Provide Free eMail Addresses
Give your friends and family email addresses that promote your company. If you have a cool domain name, they’ll be much happier with email@example.com than ivana@firstname.lastname@example.org — and that simple act will distribute your domain name every time they email.
If you have unlimited email addresses then why not offer them to everyone who visits your site? There are several companies that will help you do this, including Everyone.net
Email This Page
Use a simple ‘email this page’ function on pages of interest, such as articles and special offers, to allow the easy sharing of your information. Not only is your message furthered by your visitors, it’s endorsed by them!
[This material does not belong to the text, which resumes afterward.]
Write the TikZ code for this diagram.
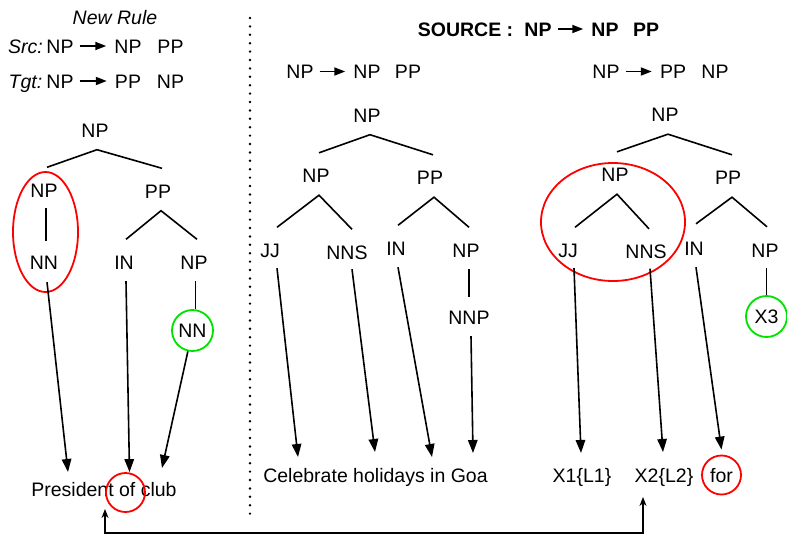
\documentclass[tikz,border=0pt]{standalone}
\usepackage{fontspec}
\setmainfont{Liberation Sans}
\usetikzlibrary{arrows.meta}
\definecolor{cred}{RGB}{255,0,0}
\definecolor{cgreen}{RGB}{0,225,0}
\begin{document}
\begin{tikzpicture}[x=1pt,y=-1pt,
 every node/.style={font=\fontsize{19.5}{23}\selectfont, inner sep=4pt, text height=14pt, text depth=0pt},
 tedge/.style={line width=1.6pt},
 harrow/.style={line width=1.6pt, -{Triangle[length=13pt,width=9.5pt]}},
 rarrow/.style={line width=1.8pt, -{Triangle[length=11pt,width=8pt]}, shorten <=2pt, shorten >=4pt},
 gcirc/.style={draw=cgreen, line width=1.8pt, circle, minimum size=41pt, inner sep=0pt},
 rcirc/.style={draw=cred, line width=1.8pt, circle, minimum size=39pt, inner sep=0pt},
 rell/.style={draw=cred, line width=1.8pt},
 bconn/.style={line width=1.4pt, {Stealth[length=9pt,width=7pt]}-{Stealth[length=9pt,width=7pt]}},
 dots/.style={line width=2.7pt, line cap=round, dash pattern=on 0pt off 8.4pt, black}
]
\useasboundingbox (0,0) rectangle (787,536);

% ---------- rules ----------
\node (nr) at (115,17.5) {\itshape New Rule};
\node (srcL) at (25.5,46) {\itshape Src:};
\node (s1) at (60,46) {NP}; \node (s2) at (128,46) {NP}; \node (s3) at (170.5,46) {PP};
\draw[rarrow] (s1) -- (s2);
\node (tgtL) at (25.5,81) {\itshape Tgt:};
\node (g1) at (60,81) {NP}; \node (g2) at (128,81) {PP}; \node (g3) at (170.5,81) {NP};
\draw[rarrow] (g1) -- (g2);

\node (srcT) at (465.5,29) {\bfseries SOURCE :};
\node (b1) at (538,29) {\bfseries NP}; \node (b2) at (605,29) {\bfseries NP}; \node (b3) at (646,29) {\bfseries PP};
\draw[rarrow] (b1) -- (b2);

\node (m1) at (300,71.5) {NP}; \node (m2) at (367,71.5) {NP}; \node (m3) at (408,71.5) {PP};
\draw[rarrow] (m1) -- (m2);
\node (n1) at (606,71.5) {NP}; \node (n2) at (673,71.5) {PP}; \node (n3) at (715,71.5) {NP};
\draw[rarrow] (n1) -- (n2);

% ---------- divider ----------
\draw[dots] (250,18) -- (250,520);

% ---------- left tree ----------
\node (lR) at (95,130) {NP};
\node (lA) at (44,190) {NP};
\node (lB) at (158,191) {PP};
\node (lA1) at (44,262) {NN};
\node (lB1) at (124,262) {IN};
\node (lB2) at (194,262) {NP};
\node[gcirc] (lB3) at (192.5,330.5) {NN};
\draw[tedge] ([xshift=3pt,yshift=11.5pt]lA.north) -- ([xshift=2pt,yshift=-8.5pt]lR.south) -- ([xshift=4pt,yshift=11.5pt]lB.north);
\draw[tedge] ([xshift=2pt,yshift=-7pt]lA.south) -- ([xshift=2pt,yshift=10pt]lA1.north);
\draw[tedge] ([xshift=2pt,yshift=11.5pt]lB1.north) -- ([xshift=3pt,yshift=-8.5pt]lB.south) -- ([xshift=3pt,yshift=11.5pt]lB2.north);
\draw[tedge] ([xshift=1.5pt,yshift=-8pt]lB2.south) -- ([xshift=3pt]lB3.north);
\draw[rell] (45.5,232) ellipse [x radius=32.5, y radius=60];

\node (lS) at (104,489.5) {President of club};
\node[rcirc] (lOf) at (125.5,492.5) {};
\coordinate (t1) at (68,472);
\coordinate (t3) at (162,468);
\draw[harrow] ([xshift=3pt,yshift=-9pt]lA1.south) -- (t1);
\draw[harrow] ([xshift=2pt,yshift=-8pt]lB1.south) -- ([xshift=4pt]lOf.north);
\draw[harrow] (lB3) -- (t3);

% ---------- middle tree ----------
\node (mR) at (367,115) {NP};
\node (mA) at (316,175.5) {NP};
\node (mB) at (430,177.5) {PP};
\node (mA1) at (270,250) {JJ};
\node (mA2) at (347,252) {NNS};
\node (mB1) at (396,248) {IN};
\node (mB2) at (466,250) {NP};
\node (mB3) at (469,317) {NNP};
\draw[tedge] ([xshift=3pt,yshift=11.5pt]mA.north) -- ([xshift=3pt,yshift=-8.5pt]mR.south) -- ([xshift=3pt,yshift=11.5pt]mB.north);
\draw[tedge] ([xshift=7pt,yshift=11.5pt]mA1.north) -- ([xshift=3pt,yshift=-8.5pt]mA.south) -- ([xshift=5pt,yshift=11.5pt]mA2.north);
\draw[tedge] ([xshift=2pt,yshift=11.5pt]mB1.north) -- ([xshift=4pt,yshift=-8.5pt]mB.south) -- ([xshift=3pt,yshift=11.5pt]mB2.north);
\draw[tedge] ([xshift=3pt,yshift=-8pt]mB2.south) -- ([xshift=0pt,yshift=9pt]mB3.north);

\node (mS) at (375.5,475) {Celebrate holidays in Goa};
\coordinate (t4) at (298,457);
\coordinate (t5) at (375,452);
\coordinate (t6) at (432,457);
\coordinate (t7) at (473,453);
\draw[harrow] ([xshift=7pt,yshift=-7pt]mA1.south) -- (t4);
\draw[harrow] ([xshift=5pt,yshift=-6pt]mA2.south) -- (t5);
\draw[harrow] ([xshift=2pt,yshift=-8pt]mB1.south) -- (t6);
\draw[harrow] ([xshift=2pt,yshift=-8pt]mB3.south) -- (t7);

% ---------- right tree ----------
\node (rR) at (665,114.5) {NP};
\node (rA) at (615,174.5) {NP};
\node (rB) at (728,177.5) {PP};
\node (rA1) at (568,250) {JJ};
\node (rA2) at (646,251.5) {NNS};
\node (rB1) at (694,248) {IN};
\node (rB2) at (765,250) {NP};
\node[gcirc] (rB3) at (766.5,316.5) {X3};
\draw[tedge] ([xshift=2pt,yshift=11.5pt]rA.north) -- ([xshift=3pt,yshift=-8.5pt]rR.south) -- ([xshift=4pt,yshift=11.5pt]rB.north);
\draw[tedge] ([xshift=7pt,yshift=11.5pt]rA1.north) -- ([xshift=2pt,yshift=-8.5pt]rA.south) -- ([xshift=3pt,yshift=11.5pt]rA2.north);
\draw[tedge] ([xshift=2pt,yshift=13pt]rB1.north) -- ([xshift=4pt,yshift=-8.5pt]rB.south) -- ([xshift=2pt,yshift=12pt]rB2.north);
\draw[tedge] ([xshift=1.5pt,yshift=-7pt]rB2.south) -- (rB3.north);
\draw[rell] (613,222) ellipse [x radius=72, y radius=59];

\node (x1) at (582,475) {X1\{L1\}};
\node (x2) at (664,475) {X2\{L2\}};
\node[rcirc] (for) at (721.5,475) {for};
\coordinate (t8) at (581,453);
\coordinate (t9) at (663,452);
\draw[harrow] ([xshift=6pt,yshift=-7pt]rA1.south) -- (t8);
\draw[harrow] ([xshift=4pt,yshift=-6pt]rA2.south) -- (t9);
\draw[harrow] ([xshift=2pt,yshift=-8pt]rB1.south) -- ([yshift=5pt]for.north);

% ---------- bottom connector ----------
\coordinate (bL) at (105,509);
\coordinate (bR) at (643,497);
\draw[bconn] (bL) -- (105,533) -| (bR);
\end{tikzpicture}
\end{document}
Have a link to ‘printer-friendly’ versions of your important pages for the same reason. This is also great in an office environment as important pages can easily be duplicated and distributed to interested parties, possibly for reference during meetings.
Write for Complimentary Sites
Find sites that relate to your main focus and contribute an article or offer to write a regular ‘column’ in return for a link back to your site. They benefit from the content, and you benefit from the click throughs. Try to choose well trafficked sites of course.
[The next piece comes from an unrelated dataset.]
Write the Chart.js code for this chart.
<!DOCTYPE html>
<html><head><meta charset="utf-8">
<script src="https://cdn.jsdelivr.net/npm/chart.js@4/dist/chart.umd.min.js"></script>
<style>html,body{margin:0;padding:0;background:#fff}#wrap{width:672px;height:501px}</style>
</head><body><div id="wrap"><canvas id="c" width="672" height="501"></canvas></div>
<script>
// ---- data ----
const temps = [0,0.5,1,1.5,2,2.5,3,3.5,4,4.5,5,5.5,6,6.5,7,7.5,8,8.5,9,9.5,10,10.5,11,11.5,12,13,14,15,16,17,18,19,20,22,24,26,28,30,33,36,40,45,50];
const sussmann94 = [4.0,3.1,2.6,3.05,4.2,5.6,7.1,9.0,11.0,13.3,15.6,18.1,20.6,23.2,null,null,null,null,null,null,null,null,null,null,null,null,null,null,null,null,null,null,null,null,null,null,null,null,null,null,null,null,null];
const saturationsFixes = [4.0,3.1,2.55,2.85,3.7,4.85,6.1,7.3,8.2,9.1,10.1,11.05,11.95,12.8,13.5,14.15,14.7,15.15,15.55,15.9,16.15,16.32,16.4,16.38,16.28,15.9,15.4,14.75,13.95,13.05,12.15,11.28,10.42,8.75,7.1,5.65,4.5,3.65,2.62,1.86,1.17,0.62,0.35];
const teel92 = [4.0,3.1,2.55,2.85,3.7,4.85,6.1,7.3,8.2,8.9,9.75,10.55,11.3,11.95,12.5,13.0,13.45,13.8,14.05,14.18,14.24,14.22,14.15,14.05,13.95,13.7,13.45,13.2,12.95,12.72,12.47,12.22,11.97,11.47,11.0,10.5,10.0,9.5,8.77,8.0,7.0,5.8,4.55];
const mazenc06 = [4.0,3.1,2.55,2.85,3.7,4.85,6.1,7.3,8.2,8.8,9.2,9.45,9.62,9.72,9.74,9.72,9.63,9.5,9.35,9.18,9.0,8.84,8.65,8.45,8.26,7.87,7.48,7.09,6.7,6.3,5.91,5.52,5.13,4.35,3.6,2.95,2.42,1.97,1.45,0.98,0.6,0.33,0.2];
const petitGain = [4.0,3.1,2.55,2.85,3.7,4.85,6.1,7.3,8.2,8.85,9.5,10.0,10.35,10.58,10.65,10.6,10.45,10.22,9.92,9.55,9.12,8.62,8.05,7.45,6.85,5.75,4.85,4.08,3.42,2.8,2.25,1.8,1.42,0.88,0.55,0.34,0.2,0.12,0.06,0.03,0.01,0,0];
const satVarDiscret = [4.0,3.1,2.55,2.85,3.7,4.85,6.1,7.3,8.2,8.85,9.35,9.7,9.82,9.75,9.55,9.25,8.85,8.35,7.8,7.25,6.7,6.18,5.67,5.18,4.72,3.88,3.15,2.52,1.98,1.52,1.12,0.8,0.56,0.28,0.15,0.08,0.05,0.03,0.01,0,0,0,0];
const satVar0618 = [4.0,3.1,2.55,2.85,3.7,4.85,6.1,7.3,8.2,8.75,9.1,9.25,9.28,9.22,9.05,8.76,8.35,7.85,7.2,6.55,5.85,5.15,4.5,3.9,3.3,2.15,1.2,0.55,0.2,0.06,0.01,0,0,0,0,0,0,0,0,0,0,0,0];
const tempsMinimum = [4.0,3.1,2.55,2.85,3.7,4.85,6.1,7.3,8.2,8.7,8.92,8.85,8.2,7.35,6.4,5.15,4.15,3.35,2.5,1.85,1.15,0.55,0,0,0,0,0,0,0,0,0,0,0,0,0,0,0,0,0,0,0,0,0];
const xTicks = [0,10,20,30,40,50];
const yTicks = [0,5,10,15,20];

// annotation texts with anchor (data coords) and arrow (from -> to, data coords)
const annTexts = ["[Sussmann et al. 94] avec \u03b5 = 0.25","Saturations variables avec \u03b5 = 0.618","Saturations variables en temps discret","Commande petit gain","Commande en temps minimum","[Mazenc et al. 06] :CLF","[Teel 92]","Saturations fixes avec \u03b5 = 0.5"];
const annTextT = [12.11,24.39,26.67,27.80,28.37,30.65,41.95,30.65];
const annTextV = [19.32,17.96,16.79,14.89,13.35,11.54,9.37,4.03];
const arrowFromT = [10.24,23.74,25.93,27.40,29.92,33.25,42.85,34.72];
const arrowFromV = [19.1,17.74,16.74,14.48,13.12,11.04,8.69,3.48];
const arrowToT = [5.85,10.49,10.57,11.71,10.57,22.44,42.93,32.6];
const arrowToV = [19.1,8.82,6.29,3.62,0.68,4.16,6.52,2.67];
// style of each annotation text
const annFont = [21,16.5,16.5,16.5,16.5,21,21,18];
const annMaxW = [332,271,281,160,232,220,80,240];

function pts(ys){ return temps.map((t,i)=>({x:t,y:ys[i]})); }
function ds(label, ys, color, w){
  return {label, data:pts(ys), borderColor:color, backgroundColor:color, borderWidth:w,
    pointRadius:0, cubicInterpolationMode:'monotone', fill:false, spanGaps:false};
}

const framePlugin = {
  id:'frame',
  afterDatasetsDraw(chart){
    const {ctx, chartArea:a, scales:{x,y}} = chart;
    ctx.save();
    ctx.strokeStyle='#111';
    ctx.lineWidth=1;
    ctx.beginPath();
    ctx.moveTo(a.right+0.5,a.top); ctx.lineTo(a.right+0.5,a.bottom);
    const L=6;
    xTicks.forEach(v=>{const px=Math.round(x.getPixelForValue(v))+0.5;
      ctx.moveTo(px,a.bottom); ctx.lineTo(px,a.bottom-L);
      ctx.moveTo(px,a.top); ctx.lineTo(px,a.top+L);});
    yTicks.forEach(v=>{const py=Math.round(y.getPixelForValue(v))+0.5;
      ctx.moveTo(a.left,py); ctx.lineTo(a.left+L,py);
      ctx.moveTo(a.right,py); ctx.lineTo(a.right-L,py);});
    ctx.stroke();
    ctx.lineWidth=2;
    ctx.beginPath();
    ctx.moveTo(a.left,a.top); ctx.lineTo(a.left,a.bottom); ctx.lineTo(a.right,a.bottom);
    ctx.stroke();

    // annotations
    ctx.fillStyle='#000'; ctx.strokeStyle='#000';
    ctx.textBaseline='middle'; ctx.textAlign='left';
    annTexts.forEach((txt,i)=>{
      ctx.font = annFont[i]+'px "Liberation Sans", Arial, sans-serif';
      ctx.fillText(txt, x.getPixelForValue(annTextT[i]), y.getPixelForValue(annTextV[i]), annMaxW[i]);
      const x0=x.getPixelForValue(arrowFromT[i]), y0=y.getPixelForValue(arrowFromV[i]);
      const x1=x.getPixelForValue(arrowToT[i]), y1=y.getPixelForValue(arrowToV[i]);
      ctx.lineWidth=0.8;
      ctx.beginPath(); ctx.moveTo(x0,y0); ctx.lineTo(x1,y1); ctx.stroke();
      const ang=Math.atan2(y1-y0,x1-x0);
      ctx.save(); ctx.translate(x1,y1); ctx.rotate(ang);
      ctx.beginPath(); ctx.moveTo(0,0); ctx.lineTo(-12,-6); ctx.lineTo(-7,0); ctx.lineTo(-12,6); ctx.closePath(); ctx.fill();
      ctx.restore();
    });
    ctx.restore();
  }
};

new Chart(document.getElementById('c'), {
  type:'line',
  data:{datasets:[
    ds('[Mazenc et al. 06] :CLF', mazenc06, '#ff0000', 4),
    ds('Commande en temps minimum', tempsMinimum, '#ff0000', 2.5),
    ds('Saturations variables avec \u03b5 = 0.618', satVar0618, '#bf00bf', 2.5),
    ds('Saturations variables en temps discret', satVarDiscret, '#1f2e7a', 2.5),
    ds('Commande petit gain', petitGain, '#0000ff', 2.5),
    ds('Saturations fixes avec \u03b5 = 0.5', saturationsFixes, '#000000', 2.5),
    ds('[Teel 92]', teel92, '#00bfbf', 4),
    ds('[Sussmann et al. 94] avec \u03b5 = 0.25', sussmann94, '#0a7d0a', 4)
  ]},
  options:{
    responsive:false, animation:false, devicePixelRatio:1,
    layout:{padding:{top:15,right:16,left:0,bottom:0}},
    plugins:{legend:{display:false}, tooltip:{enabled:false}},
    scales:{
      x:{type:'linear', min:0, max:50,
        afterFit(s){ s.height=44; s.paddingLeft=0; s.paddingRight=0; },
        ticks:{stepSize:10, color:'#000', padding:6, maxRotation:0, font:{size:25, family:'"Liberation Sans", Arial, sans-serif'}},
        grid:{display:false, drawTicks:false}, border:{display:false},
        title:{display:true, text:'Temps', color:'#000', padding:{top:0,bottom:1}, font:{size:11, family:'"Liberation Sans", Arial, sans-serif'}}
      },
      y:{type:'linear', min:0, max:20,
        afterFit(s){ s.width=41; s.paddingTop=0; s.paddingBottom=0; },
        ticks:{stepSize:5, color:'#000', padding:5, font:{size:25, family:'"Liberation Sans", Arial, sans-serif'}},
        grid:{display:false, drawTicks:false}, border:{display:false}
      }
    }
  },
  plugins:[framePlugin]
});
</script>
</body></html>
Pens, T-shirts, mugs, books of matches, etc. These are all great ways of getting that URL out. You might even try free postcards like we do here in Denmark (called ‘Go-Cards’). Keep a bunch of nicely printed, preferably funny or interesting cards with your address at the counter, and let people take them to send to their friends.
Promotion: Going the Extra Mile
What more could you possibly do? If you have read this whole article I’m sure you’re now aware that there is literally no end to what you can do to promote your company’s Website. Just use your imagination.
Here are a few ideas for further inspiration.
Discussion Groups and Forums
If, due to the nature of your business, you’re particularly knowledgeable on a given subject, try to find email discussions and online forums that relate to your topic. Make sure you have a 4 line signature at the bottom of your posts that includes your URL, and answer as many questions, and offer as much advice, as you can. You’ll soon see a whole bunch of new visitors to your site.
A note of caution though: no one likes a spammer. Offer your advice for free and don’t dot your emails/messages with links to your site unless the pages you link to actually answer the poster’s question.
Create a Reciprocal Link Program
Make a page on your site full of external links to on topic sources of further and complimentary information. When you’ve done that, go through those sites and send a short, polite request to each of them that they add you to their list of links. You can read more on reciprocal links here.
Don’t worry if they don’t want to link to you, and certainly don’t remove them from your list — this is a nice way to add value to your site and demonstrates a certain degree of authority on a given subject.
The Limited Litter Approach
A private detective called Steelsun who’s been known to lurk around in the darker areas of the SitePoint forums likes to leave a few of his business cards in elevators when visiting clients in office blocks. He also suggested leaving them in those ‘win a free lunch’ fish bowls. Moreover, he swears to have gained more than a couple of paying clients this way!
The ingenious Steelsun also says that leaving business cards inside books on relevant subjects at the public library works well. This novel approach just serves to demonstrate that it’s not always how many people that see your site that counts, it’s what kind of people. Whether you approve of these methods or not you’ve got to hand it to the man — that’s creativity!
Okay, that’s it. I hope you’ve found some of these tips and tricks discussed in this article interesting and that you enjoy implementing them. Have fun!